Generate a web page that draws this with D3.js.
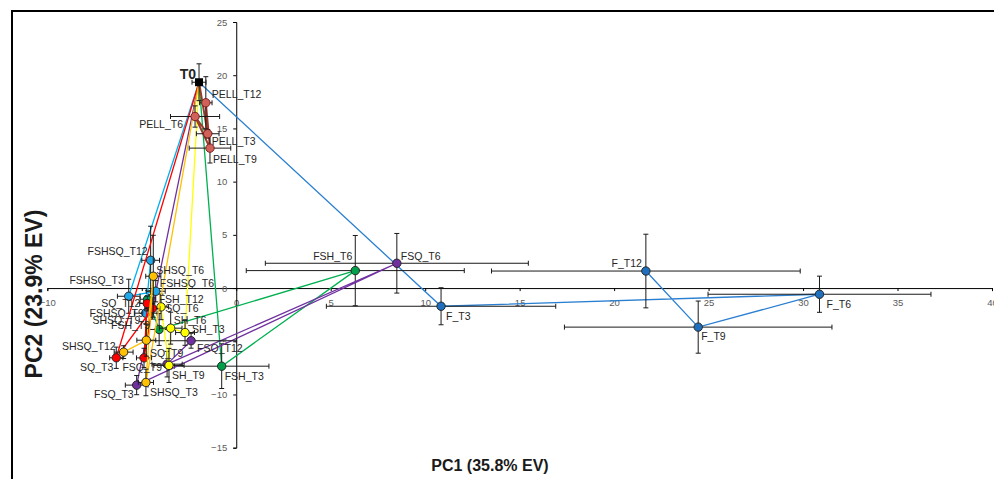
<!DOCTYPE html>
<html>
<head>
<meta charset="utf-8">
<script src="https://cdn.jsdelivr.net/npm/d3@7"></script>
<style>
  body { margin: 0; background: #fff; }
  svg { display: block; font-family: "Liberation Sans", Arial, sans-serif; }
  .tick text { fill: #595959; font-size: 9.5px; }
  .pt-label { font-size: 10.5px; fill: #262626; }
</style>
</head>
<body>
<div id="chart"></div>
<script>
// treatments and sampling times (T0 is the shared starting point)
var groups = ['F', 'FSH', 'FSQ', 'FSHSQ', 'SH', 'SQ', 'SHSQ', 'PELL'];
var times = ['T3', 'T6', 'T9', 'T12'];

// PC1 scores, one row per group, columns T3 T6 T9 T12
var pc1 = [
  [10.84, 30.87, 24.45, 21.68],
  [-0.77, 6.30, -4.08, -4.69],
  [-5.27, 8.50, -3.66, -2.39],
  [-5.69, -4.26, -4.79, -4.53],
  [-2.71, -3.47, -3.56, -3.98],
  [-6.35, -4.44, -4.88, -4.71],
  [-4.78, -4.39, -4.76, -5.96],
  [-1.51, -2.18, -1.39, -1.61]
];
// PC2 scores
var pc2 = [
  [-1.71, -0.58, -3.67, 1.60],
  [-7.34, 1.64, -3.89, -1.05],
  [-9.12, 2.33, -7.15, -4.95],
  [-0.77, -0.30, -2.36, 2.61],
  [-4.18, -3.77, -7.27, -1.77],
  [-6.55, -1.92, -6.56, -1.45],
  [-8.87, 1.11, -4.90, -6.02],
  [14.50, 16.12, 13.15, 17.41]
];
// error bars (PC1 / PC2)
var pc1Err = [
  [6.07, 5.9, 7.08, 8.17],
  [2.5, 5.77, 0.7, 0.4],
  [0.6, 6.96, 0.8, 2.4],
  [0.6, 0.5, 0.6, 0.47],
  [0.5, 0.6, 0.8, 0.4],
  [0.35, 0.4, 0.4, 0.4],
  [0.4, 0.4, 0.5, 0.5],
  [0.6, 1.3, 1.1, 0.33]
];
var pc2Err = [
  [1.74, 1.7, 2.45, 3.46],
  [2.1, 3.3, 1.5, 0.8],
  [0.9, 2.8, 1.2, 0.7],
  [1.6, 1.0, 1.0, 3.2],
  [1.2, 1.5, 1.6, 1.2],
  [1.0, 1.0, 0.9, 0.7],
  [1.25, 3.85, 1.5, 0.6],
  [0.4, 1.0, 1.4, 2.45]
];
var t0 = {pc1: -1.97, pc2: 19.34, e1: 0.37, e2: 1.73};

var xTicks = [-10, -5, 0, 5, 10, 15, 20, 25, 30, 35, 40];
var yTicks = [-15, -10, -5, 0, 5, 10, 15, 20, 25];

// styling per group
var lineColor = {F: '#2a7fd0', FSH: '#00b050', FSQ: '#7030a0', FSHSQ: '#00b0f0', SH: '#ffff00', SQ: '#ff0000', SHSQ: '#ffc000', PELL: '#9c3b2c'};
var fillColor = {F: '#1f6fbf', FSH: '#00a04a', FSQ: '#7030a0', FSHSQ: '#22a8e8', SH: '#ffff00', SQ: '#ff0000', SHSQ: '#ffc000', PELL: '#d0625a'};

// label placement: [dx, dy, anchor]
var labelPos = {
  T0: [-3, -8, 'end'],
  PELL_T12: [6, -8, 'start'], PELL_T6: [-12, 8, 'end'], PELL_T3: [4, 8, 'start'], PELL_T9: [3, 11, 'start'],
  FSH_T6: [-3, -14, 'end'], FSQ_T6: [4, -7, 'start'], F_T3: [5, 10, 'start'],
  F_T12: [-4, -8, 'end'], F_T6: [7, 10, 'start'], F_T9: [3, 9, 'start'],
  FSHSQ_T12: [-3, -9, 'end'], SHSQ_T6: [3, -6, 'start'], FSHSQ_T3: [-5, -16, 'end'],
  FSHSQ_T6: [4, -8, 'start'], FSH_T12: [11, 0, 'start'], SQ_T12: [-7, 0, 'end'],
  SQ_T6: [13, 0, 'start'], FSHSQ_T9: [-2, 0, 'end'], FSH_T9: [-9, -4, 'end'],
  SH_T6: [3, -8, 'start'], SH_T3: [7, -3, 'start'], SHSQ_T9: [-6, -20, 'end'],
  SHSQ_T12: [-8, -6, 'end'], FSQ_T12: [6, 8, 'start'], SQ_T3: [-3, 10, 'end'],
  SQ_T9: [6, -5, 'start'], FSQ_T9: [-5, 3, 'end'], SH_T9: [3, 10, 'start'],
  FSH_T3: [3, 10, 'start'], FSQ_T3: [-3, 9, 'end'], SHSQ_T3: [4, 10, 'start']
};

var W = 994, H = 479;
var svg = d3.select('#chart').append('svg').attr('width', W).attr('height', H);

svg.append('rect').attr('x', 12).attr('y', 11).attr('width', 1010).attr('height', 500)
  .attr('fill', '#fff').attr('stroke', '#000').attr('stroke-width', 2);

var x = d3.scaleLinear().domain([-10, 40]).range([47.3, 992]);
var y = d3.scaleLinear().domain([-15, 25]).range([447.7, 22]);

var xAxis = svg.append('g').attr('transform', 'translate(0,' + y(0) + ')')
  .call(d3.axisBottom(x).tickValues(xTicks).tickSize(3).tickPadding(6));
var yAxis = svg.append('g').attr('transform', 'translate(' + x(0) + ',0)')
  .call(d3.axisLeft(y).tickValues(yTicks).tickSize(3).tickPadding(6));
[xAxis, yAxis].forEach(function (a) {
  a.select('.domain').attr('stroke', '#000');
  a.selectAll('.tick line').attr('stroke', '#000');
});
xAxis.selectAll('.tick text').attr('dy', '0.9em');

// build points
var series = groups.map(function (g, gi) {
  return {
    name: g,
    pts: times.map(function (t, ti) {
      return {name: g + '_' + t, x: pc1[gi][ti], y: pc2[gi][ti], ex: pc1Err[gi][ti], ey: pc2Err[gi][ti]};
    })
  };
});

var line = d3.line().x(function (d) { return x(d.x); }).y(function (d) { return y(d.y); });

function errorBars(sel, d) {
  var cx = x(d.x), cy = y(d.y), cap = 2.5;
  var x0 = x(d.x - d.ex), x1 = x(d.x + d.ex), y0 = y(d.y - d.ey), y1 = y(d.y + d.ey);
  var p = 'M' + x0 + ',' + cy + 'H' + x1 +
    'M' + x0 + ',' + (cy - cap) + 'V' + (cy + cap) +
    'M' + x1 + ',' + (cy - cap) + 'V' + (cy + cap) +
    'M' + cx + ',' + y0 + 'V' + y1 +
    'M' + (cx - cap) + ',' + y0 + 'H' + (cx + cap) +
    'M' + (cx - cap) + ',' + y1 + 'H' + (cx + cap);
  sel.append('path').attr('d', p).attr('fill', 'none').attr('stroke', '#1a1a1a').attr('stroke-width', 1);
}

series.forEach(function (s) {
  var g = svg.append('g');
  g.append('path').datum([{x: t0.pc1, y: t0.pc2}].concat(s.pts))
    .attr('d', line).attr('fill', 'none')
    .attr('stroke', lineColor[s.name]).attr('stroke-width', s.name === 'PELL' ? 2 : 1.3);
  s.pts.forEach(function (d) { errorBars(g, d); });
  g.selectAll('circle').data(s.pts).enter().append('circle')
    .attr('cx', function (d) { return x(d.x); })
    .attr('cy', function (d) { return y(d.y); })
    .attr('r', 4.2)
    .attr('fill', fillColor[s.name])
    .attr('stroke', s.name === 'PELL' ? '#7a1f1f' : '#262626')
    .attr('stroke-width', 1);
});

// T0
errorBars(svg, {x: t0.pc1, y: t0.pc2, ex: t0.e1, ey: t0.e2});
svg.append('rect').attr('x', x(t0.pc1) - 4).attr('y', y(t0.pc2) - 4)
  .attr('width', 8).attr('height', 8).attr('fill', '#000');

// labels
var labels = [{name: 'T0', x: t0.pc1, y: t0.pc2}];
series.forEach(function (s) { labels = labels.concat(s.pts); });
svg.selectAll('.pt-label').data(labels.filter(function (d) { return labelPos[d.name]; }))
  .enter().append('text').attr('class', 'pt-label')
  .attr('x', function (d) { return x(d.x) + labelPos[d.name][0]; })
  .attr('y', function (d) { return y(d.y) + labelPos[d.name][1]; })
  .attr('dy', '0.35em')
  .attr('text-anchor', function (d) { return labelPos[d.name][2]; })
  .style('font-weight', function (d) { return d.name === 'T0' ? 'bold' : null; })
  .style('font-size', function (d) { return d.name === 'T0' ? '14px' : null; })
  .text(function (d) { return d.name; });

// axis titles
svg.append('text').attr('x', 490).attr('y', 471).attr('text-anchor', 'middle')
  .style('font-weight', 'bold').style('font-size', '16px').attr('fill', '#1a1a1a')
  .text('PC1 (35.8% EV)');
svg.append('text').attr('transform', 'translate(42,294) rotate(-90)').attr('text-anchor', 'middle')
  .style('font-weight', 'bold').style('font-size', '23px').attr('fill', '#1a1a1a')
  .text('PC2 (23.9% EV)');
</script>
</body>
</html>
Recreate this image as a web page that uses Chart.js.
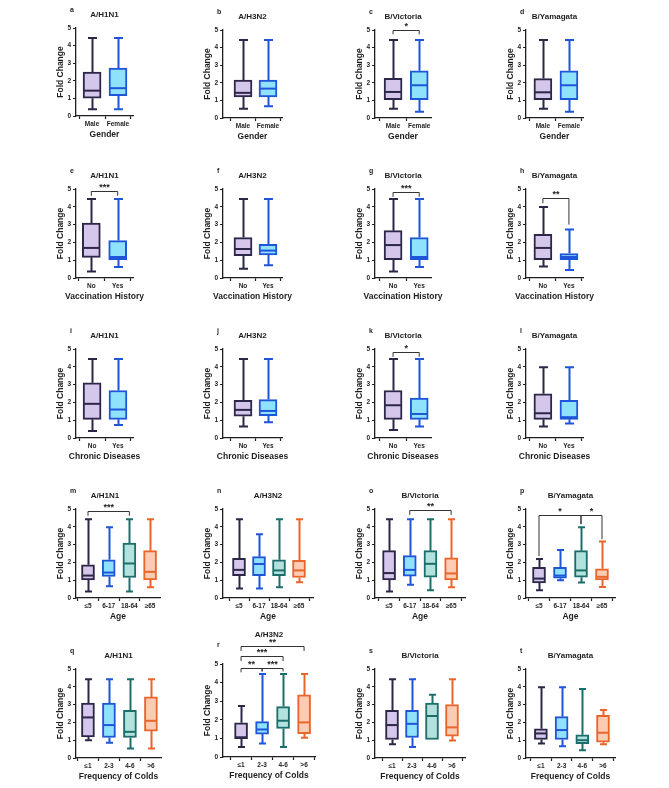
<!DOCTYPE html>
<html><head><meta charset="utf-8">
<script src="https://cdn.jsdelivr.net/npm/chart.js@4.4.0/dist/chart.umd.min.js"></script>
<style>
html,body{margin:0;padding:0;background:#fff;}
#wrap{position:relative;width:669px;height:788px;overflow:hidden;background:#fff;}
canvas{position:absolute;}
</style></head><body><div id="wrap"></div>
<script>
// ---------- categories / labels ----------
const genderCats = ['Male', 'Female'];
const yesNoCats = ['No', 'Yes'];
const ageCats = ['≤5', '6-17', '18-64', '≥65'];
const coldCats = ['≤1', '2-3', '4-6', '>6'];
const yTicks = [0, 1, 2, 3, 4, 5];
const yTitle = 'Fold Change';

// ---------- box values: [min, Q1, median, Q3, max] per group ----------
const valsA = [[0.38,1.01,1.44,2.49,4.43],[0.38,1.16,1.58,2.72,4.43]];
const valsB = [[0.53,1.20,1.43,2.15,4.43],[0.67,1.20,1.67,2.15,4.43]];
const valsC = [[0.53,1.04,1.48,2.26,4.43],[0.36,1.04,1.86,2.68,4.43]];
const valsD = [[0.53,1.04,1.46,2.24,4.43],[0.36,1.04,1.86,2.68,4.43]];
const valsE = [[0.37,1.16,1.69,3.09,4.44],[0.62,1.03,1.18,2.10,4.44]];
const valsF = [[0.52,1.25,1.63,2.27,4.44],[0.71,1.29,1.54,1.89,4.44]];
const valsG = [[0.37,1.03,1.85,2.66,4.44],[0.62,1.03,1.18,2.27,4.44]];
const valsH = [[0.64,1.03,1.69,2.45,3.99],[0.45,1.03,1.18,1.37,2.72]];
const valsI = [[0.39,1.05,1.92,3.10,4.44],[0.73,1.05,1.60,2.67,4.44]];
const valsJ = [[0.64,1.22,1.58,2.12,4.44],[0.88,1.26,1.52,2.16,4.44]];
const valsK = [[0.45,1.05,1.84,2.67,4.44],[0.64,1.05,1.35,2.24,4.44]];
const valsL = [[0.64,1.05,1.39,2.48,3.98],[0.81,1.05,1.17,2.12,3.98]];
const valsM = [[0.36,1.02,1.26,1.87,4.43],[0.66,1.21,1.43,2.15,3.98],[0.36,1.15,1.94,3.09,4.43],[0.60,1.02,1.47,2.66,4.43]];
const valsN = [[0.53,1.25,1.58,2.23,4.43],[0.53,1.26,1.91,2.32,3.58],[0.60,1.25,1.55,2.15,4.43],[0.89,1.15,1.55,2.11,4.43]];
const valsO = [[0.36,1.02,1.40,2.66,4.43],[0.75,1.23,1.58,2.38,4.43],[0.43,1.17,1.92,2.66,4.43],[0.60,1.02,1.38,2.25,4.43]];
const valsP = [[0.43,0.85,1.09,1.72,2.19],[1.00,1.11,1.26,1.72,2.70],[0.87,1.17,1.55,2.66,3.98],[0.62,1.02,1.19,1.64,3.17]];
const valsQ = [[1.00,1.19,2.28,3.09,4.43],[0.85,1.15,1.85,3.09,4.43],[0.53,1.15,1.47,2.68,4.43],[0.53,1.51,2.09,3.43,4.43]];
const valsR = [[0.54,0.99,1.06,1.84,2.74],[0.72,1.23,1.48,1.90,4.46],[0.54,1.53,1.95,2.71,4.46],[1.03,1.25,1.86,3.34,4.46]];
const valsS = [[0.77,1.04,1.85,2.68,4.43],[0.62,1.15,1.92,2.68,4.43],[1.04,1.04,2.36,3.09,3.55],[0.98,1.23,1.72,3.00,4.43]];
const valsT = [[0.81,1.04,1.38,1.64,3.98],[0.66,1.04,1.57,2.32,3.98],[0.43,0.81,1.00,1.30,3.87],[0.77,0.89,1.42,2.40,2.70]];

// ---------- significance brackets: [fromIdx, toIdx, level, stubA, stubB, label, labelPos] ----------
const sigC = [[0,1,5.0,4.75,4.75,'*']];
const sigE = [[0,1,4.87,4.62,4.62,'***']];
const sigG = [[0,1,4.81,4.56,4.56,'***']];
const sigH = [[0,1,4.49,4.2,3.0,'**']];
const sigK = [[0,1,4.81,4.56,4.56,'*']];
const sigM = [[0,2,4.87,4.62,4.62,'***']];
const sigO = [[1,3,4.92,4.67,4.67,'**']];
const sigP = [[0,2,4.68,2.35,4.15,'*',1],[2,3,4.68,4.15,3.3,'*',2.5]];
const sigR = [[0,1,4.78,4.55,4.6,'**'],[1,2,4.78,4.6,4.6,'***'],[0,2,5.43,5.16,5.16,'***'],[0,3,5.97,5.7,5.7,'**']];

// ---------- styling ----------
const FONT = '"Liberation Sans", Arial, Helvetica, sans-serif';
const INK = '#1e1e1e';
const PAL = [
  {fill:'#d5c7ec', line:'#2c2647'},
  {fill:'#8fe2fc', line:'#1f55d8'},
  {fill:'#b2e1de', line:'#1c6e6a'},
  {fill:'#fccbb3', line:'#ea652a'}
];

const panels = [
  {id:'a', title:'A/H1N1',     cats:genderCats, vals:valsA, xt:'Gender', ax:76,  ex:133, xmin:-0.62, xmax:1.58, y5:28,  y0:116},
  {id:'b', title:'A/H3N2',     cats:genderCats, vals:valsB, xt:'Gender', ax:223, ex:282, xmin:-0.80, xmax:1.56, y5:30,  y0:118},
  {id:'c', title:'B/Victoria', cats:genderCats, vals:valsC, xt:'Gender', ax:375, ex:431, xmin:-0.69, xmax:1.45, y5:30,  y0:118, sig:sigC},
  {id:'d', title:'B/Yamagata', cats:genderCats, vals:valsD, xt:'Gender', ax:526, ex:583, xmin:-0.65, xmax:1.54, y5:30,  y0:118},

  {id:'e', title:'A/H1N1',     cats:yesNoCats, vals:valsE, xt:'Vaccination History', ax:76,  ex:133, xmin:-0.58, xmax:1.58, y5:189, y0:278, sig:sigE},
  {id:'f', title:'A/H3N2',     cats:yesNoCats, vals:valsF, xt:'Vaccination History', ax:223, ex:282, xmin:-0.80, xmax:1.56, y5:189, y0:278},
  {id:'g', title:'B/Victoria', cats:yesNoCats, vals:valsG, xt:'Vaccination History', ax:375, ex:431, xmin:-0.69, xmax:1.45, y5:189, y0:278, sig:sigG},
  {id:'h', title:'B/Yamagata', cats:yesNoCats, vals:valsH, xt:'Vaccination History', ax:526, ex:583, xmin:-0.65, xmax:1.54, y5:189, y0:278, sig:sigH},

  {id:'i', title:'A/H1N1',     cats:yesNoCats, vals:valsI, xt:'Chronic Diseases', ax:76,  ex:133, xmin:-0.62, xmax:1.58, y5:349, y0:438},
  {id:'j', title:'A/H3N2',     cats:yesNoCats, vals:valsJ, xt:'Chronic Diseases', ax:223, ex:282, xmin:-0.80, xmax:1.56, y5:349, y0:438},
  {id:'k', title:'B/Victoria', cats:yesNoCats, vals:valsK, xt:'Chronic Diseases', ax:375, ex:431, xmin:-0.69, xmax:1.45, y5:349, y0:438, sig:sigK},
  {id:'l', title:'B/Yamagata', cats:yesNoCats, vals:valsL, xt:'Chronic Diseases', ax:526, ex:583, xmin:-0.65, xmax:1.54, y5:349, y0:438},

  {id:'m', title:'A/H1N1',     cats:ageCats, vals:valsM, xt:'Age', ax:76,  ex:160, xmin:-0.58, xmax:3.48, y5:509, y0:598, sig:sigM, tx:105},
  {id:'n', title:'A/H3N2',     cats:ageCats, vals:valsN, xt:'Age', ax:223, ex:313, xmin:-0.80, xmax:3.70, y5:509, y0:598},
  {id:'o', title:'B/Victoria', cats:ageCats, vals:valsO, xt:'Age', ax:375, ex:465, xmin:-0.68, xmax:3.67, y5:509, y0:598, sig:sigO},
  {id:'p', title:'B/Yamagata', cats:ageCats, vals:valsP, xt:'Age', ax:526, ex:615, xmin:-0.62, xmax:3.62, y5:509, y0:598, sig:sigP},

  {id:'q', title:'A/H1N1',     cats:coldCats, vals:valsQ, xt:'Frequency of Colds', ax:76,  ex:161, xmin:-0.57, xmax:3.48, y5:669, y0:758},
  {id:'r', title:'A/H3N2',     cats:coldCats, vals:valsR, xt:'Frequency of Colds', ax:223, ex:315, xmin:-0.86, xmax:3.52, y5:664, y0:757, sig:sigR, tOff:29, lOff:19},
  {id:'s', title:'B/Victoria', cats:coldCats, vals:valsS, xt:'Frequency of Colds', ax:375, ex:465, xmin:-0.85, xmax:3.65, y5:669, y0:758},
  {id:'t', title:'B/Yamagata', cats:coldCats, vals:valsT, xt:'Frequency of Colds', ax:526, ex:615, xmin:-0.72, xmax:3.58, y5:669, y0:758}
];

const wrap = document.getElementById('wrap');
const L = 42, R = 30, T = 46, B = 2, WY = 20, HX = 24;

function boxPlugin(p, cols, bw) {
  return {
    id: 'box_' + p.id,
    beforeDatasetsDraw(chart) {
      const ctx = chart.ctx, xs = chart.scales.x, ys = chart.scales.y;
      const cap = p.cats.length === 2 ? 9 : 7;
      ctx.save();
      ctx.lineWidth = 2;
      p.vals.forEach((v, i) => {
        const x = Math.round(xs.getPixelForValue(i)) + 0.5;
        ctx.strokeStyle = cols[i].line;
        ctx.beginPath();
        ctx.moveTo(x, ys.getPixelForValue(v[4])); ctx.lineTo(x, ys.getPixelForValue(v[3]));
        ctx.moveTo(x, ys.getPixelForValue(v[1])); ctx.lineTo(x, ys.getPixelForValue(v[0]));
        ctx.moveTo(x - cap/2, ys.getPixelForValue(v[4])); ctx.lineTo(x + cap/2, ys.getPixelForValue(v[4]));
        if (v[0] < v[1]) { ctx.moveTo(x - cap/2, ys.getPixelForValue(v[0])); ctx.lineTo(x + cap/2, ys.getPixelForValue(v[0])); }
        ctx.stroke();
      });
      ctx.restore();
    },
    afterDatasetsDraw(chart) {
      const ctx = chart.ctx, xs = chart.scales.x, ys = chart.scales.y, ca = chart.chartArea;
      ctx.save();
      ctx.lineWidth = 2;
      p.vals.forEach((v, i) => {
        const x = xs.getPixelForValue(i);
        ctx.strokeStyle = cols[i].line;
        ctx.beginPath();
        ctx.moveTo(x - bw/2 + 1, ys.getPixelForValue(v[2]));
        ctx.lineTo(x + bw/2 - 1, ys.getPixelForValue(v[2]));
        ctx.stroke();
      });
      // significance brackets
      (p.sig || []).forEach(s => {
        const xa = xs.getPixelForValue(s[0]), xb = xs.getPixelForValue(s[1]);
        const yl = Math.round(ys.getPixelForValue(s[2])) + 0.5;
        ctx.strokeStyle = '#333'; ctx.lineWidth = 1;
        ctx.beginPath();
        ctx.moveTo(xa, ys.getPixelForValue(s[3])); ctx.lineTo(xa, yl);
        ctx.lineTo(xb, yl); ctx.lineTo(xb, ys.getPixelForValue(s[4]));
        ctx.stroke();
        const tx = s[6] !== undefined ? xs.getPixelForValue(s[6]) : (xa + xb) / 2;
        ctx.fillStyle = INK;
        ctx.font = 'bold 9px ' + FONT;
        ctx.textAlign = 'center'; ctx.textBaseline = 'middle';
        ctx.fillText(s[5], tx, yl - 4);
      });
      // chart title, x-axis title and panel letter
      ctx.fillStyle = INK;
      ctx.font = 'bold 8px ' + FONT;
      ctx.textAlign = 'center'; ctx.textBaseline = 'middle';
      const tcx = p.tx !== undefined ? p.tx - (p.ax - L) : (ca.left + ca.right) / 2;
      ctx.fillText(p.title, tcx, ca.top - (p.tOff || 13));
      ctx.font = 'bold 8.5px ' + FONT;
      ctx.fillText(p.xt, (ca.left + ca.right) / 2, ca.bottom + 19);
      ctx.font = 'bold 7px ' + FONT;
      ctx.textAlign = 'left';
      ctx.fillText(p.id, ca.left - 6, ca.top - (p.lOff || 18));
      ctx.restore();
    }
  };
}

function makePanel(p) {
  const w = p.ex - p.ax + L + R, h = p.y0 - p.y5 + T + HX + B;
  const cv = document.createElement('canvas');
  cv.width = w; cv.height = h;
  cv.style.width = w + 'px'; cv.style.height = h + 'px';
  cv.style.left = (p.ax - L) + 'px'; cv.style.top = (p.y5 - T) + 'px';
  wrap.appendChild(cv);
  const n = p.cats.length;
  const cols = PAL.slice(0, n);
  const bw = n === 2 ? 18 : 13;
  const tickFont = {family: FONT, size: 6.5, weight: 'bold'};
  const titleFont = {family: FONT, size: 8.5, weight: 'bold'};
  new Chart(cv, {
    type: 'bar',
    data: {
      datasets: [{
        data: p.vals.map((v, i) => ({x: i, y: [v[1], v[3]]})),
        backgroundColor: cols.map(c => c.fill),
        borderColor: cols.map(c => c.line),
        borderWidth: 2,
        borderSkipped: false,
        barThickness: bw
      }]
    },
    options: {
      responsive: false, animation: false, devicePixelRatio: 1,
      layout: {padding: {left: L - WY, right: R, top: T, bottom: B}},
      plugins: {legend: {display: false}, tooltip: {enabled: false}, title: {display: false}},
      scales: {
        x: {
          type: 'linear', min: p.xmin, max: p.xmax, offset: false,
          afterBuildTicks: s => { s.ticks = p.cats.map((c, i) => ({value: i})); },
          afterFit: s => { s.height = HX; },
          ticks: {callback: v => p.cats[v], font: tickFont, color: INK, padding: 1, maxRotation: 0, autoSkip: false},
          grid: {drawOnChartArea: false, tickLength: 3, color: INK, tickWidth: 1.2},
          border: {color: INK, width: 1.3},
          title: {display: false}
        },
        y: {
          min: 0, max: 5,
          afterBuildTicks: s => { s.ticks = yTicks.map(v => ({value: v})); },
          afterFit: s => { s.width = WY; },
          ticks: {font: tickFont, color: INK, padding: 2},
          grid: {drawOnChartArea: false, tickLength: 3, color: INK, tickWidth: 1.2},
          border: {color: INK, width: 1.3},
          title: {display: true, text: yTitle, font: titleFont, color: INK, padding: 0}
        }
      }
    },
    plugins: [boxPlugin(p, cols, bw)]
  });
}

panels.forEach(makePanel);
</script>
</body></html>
__________
In the listing above, find the line containing "Recreate this image" and the line containing "const yTitle = 'Fold Change';", then output those two lines and everything between them exactly as written, without the images.

Recreate this image as a web page that uses Chart.js.
<!DOCTYPE html>
<html><head><meta charset="utf-8">
<script src="https://cdn.jsdelivr.net/npm/chart.js@4.4.0/dist/chart.umd.min.js"></script>
<style>
html,body{margin:0;padding:0;background:#fff;}
#wrap{position:relative;width:669px;height:788px;overflow:hidden;background:#fff;}
canvas{position:absolute;}
</style></head><body><div id="wrap"></div>
<script>
// ---------- categories / labels ----------
const genderCats = ['Male', 'Female'];
const yesNoCats = ['No', 'Yes'];
const ageCats = ['≤5', '6-17', '18-64', '≥65'];
const coldCats = ['≤1', '2-3', '4-6', '>6'];
const yTicks = [0, 1, 2, 3, 4, 5];
const yTitle = 'Fold Change';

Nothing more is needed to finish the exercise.